'''

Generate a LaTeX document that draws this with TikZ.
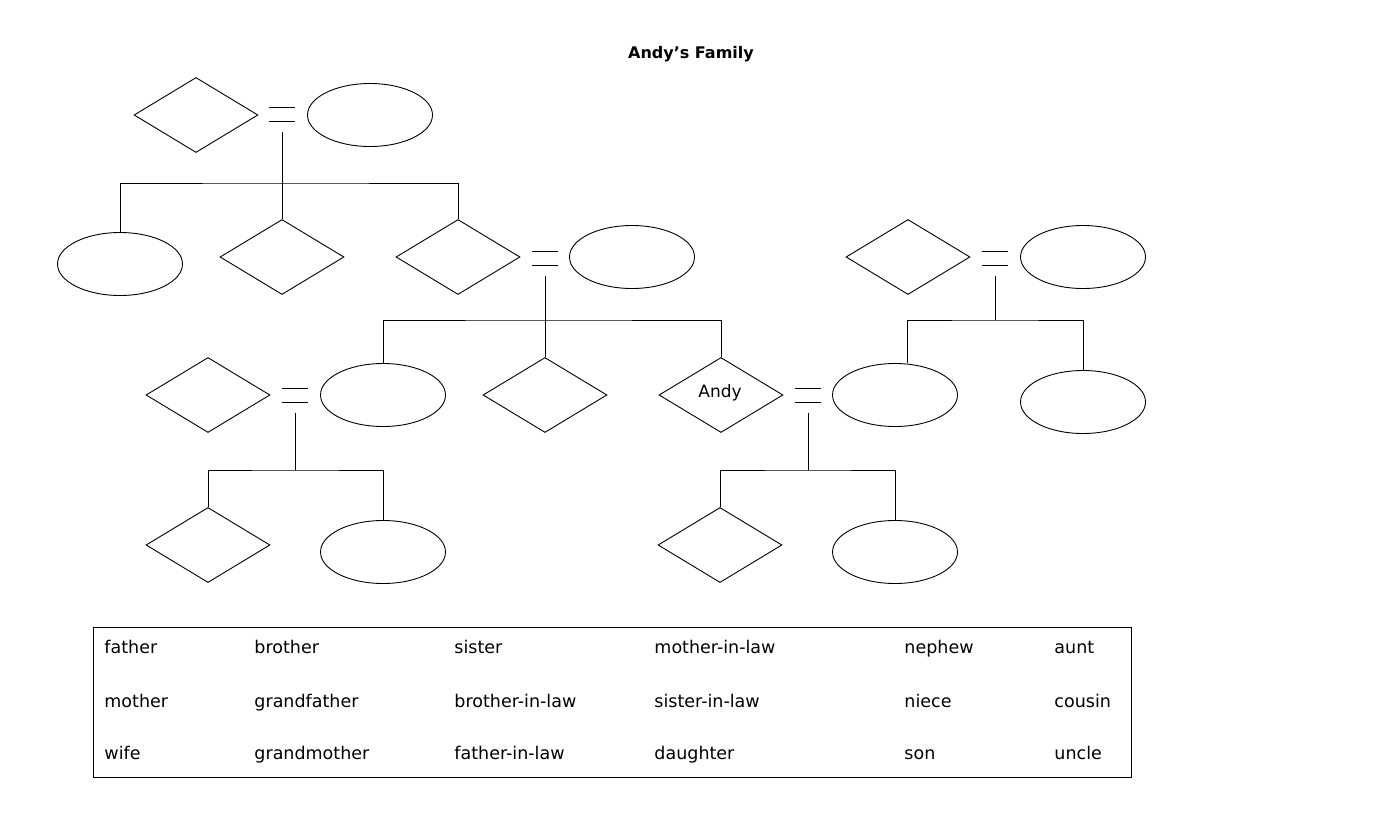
\documentclass[tikz,border=0pt]{standalone}
\usepackage{fontspec}
\setmainfont{DejaVu Sans}
\usetikzlibrary{shapes.geometric}

\begin{document}
\begin{tikzpicture}[
    x=1pt, y=-1pt, line width=0.9pt,
    % Estilos: rombo para los hombres, elipse para las mujeres
    hombre/.style={diamond, draw, minimum width=124pt, minimum height=75pt, inner sep=0pt,
      font=\fontsize{17}{19}\selectfont},
    mujer/.style={ellipse, draw, minimum width=125pt, minimum height=63pt, inner sep=0pt},
    igual/.style={minimum width=26pt, minimum height=13pt, inner sep=0pt},
    palabra/.style={anchor=base west, inner sep=0pt, font=\fontsize{17.5}{19}\selectfont}
  ]
  \useasboundingbox (0,0) rectangle (1389,838);

  % Titulo
  \node[font=\bfseries\fontsize{16}{18}\selectfont] (titulo) at (691,54) {Andy’s Family};

  % 1. Abuelos
  \node[hombre] (d1) at (196,115) {};
  \node[igual]  (eq1) at (282,114) {};
  \node[mujer]  (e1) at (370,115) {};

  % 2. Hijos de los abuelos
  \node[mujer]  (e2) at (120,264) {};
  \node[hombre] (d2) at (282,257) {};
  \node[hombre] (d3) at (458,257) {};
  \node[igual]  (eq2) at (545,258) {};
  \node[mujer]  (e3) at (632,257) {};

  % Suegros de Andy
  \node[hombre] (d4) at (908,257) {};
  \node[igual]  (eq3) at (995,258) {};
  \node[mujer]  (e4) at (1083,257) {};

  % 3. Generacion de Andy
  \node[hombre] (d5) at (208,395) {};
  \node[igual]  (eq4) at (295,395) {};
  \node[mujer]  (e5) at (383,395) {};
  \node[hombre] (d6) at (545,395) {};
  \node[hombre] (andy) at (721,395) {};
  \node[font=\fontsize{17}{19}\selectfont, anchor=base] (nombre) at (720,397) {Andy};
  \node[igual]  (eq5) at (808,395) {};
  \node[mujer]  (e7) at (895,395) {};
  \node[mujer]  (e8) at (1083,402) {};

  % 4. Hijos
  \node[hombre] (d7) at (208,545) {};
  \node[mujer]  (e9) at (383,552) {};
  \node[hombre] (d8) at (720,545) {};
  \node[mujer]  (e10) at (895,552) {};

  % Signos de igual (matrimonios)
  \foreach \e in {eq1,eq2,eq3,eq4,eq5}
    \draw (\e.north west) -- (\e.north east) (\e.south west) -- (\e.south east);

  % Puntos de union de cada familia
  \coordinate (j1) at (282,183);
  \coordinate (j2) at (545,320);
  \coordinate (j3) at (995,320);
  \coordinate (j4) at (295,470);
  \coordinate (j5) at (808,470);

  % Conexiones
  \draw ([yshift=-11pt]eq1.south) -- (j1);
  \draw (e2) |- (j1) -| (d3);
  \draw (j1) -- (d2);

  \draw ([yshift=-11pt]eq2.south) -- (j2);
  \draw (e5) |- (j2) -| (andy);
  \draw (j2) -- (d6);

  \draw ([yshift=-11pt]eq3.south) -- (j3);
  \draw ([xshift=12pt]e7.north) |- (j3) -| (e8);

  \draw ([yshift=-11pt]eq4.south) -- (j4);
  \draw (d7) |- (j4) -| (e9);

  \draw ([yshift=-11pt]eq5.south) -- (j5);
  \draw (d8) |- (j5) -| (e10);

  % 5. Caja de palabras
  \node[draw, minimum width=1038pt, minimum height=150pt, inner sep=0pt] (caja) at (612,702) {};
  \foreach \x/\a/\b/\c [count=\i] in {104/father/mother/wife,
      254/brother/grandfather/grandmother,
      454/sister/brother-in-law/father-in-law,
      654/mother-in-law/sister-in-law/daughter,
      904/nephew/niece/son,
      1054/aunt/cousin/uncle}
  {
    \node[palabra] (p\i a) at (\x,653) {\a};
    \node[palabra] (p\i b) at (\x,707) {\b};
    \node[palabra] (p\i c) at (\x,759) {\c};
  }

\end{tikzpicture}
\end{document}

'''

• **Aim**
Omitting all pictures, restate exactly the lines of the material from its start through the line that contains "(e10) at (895,552)".

• **Task answer**
Generate a LaTeX document that draws this with TikZ.
\documentclass[tikz,border=0pt]{standalone}
\usepackage{fontspec}
\setmainfont{DejaVu Sans}
\usetikzlibrary{shapes.geometric}

\begin{document}
\begin{tikzpicture}[
    x=1pt, y=-1pt, line width=0.9pt,
    % Estilos: rombo para los hombres, elipse para las mujeres
    hombre/.style={diamond, draw, minimum width=124pt, minimum height=75pt, inner sep=0pt,
      font=\fontsize{17}{19}\selectfont},
    mujer/.style={ellipse, draw, minimum width=125pt, minimum height=63pt, inner sep=0pt},
    igual/.style={minimum width=26pt, minimum height=13pt, inner sep=0pt},
    palabra/.style={anchor=base west, inner sep=0pt, font=\fontsize{17.5}{19}\selectfont}
  ]
  \useasboundingbox (0,0) rectangle (1389,838);

  % Titulo
  \node[font=\bfseries\fontsize{16}{18}\selectfont] (titulo) at (691,54) {Andy’s Family};

  % 1. Abuelos
  \node[hombre] (d1) at (196,115) {};
  \node[igual]  (eq1) at (282,114) {};
  \node[mujer]  (e1) at (370,115) {};

  % 2. Hijos de los abuelos
  \node[mujer]  (e2) at (120,264) {};
  \node[hombre] (d2) at (282,257) {};
  \node[hombre] (d3) at (458,257) {};
  \node[igual]  (eq2) at (545,258) {};
  \node[mujer]  (e3) at (632,257) {};

  % Suegros de Andy
  \node[hombre] (d4) at (908,257) {};
  \node[igual]  (eq3) at (995,258) {};
  \node[mujer]  (e4) at (1083,257) {};

  % 3. Generacion de Andy
  \node[hombre] (d5) at (208,395) {};
  \node[igual]  (eq4) at (295,395) {};
  \node[mujer]  (e5) at (383,395) {};
  \node[hombre] (d6) at (545,395) {};
  \node[hombre] (andy) at (721,395) {};
  \node[font=\fontsize{17}{19}\selectfont, anchor=base] (nombre) at (720,397) {Andy};
  \node[igual]  (eq5) at (808,395) {};
  \node[mujer]  (e7) at (895,395) {};
  \node[mujer]  (e8) at (1083,402) {};

  % 4. Hijos
  \node[hombre] (d7) at (208,545) {};
  \node[mujer]  (e9) at (383,552) {};
  \node[hombre] (d8) at (720,545) {};
  \node[mujer]  (e10) at (895,552) {};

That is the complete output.